There’s big business in true crime, and I’m as guilty a consumer as anyone. I am, after all, a white Millennial woman, but true crime has been a lurid draw for years. Decades. Centuries?
However long we’ve been collectively rubbernecking the grim and grisly, there’s no reason to suspect we’ll change in the future. Already, technology has given us more ways of taking in other people’s misfortune (binging true crime podcasts, anyone?). In Katie Williams’ My Murder, technology gives even victims a chance to steep in the public interest that comes with being a headline.
Lou is part of a support group for five women who were murdered by a confessed killer Edward Early and then brought back through a previously unpopular government project. It’s a little trippy for Lou, being a clone—her infant daughter doesn’t seem to be as attached to her as she remembers her being before her murder, and something strange and undefined still stands between her and her husband, Silas. The other members of the group have their own ways of dealing with the violence and healing of their deaths and subsequent revivals that range from zealously diving into this new lease on life to shutting out everyone and everything who knew the old them. This delicate balance is threatened when one member of the group works with a VR game developer to make a hyper-realistic virtual version of each murder.
Although Lou mostly stays at the fringes, she’s recruited by another member of the group wants her help to get answers from Edward Early before he is put into cryogenic rehabilitation. In the process, Lou unexpectedly finds questions she hadn’t thought to ask. Part of the cloning process is amnesia over the days leading up to each victims’ death, but Lou realizes her final days hold clues vital to finding out whether the story she’s always believed about her murder is true. Meanwhile, the game explodes with popularity, putting the five women’s murders back into the public eye, and playing their deaths over and over and over again.

True crime may be alluring, but Williams doesn’t mince words when it comes to who makes the most alluring victim, even in the future. The victims are all fair, fairly young, and fairly attractive. Lou takes the cake as the pretty young white mother of a pretty young white baby, taken from her quaint life by senseless violence. It’s her heart-rending story that brings the public support necessary to get the cloning program involved. This is no secret to Lou or anyone else, and Lou is also fully aware of how narrow a demographic she and the other victims represent.

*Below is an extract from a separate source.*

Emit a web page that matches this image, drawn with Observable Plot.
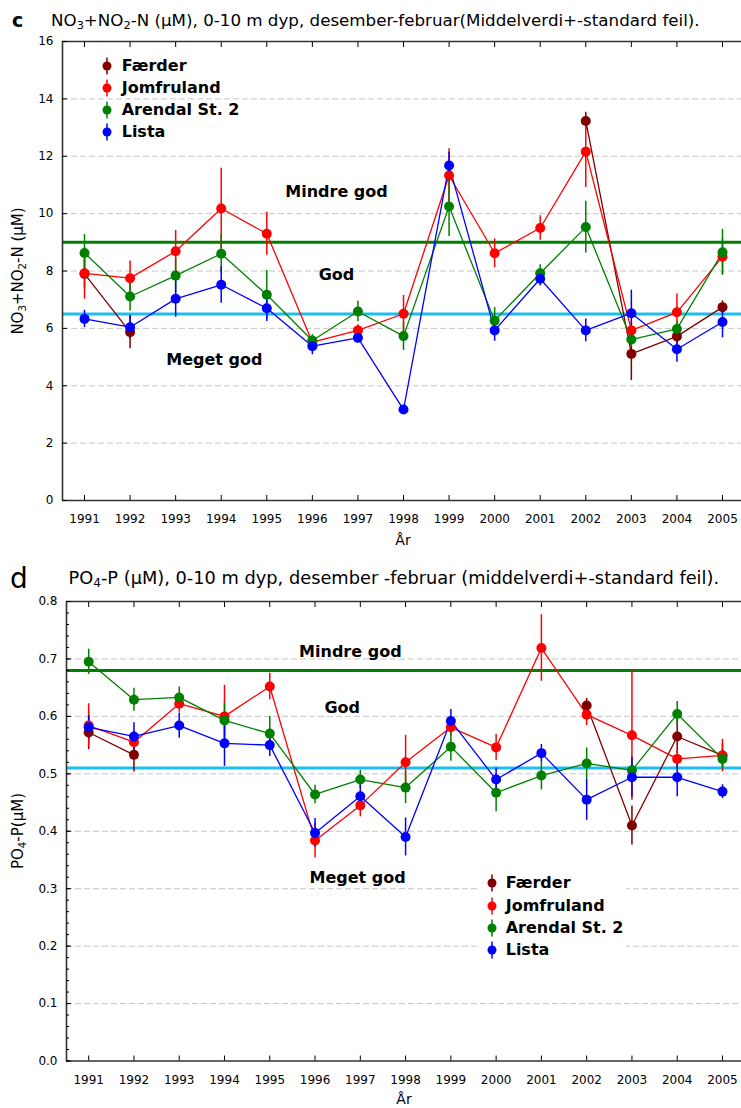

The twin threads of Lou’s perception of the murders before and after she became one of them, and of the video game that allows people to replay each murder indefinitely, is not quite an indictment of crime media, especially as the book comes close to its conclusion. But it’s not a celebration, either. True crime obsession, Williams seems to argue, is a game that can really only be played by outsiders—any closer, and it becomes a different beast entirely. Lou was obsessed with the case before she was part of it, and her interest now is part of a quest for answers, not to be entertained by bloodied headlines. Before, she was sure she’d be smarter than the victims, while after she knows she failed on that front, and the game relishes in that failure. Yet some in the group, fellow murder victims, are obsessed with the game. Lou plays herself, but in secret when everyone else has gone to bed. There is something far more shameful in her ingestion of true crime now that she’s inexorably tied to it.
The questions Lou finds in her search for some kind of peace have no easy answer, and Williams took risks with the answers she eventually gave. It’s hard to say much about that ending without spoiling it entirely, but I’ll try. I’m not sure I would have chosen that direction, and there’s something that rings false about the before and after the character bridges, given what we know about the cloning process. At the same time, it further hammers the point of the assumptions made about crimes and the people involved in them. It’s a nice thought to think it wouldn’t be us. It’s a harder one to realize it could be, any day. And if that happens, some podcast, or streaming show, some crime drama, or some video game will be there to revel in it.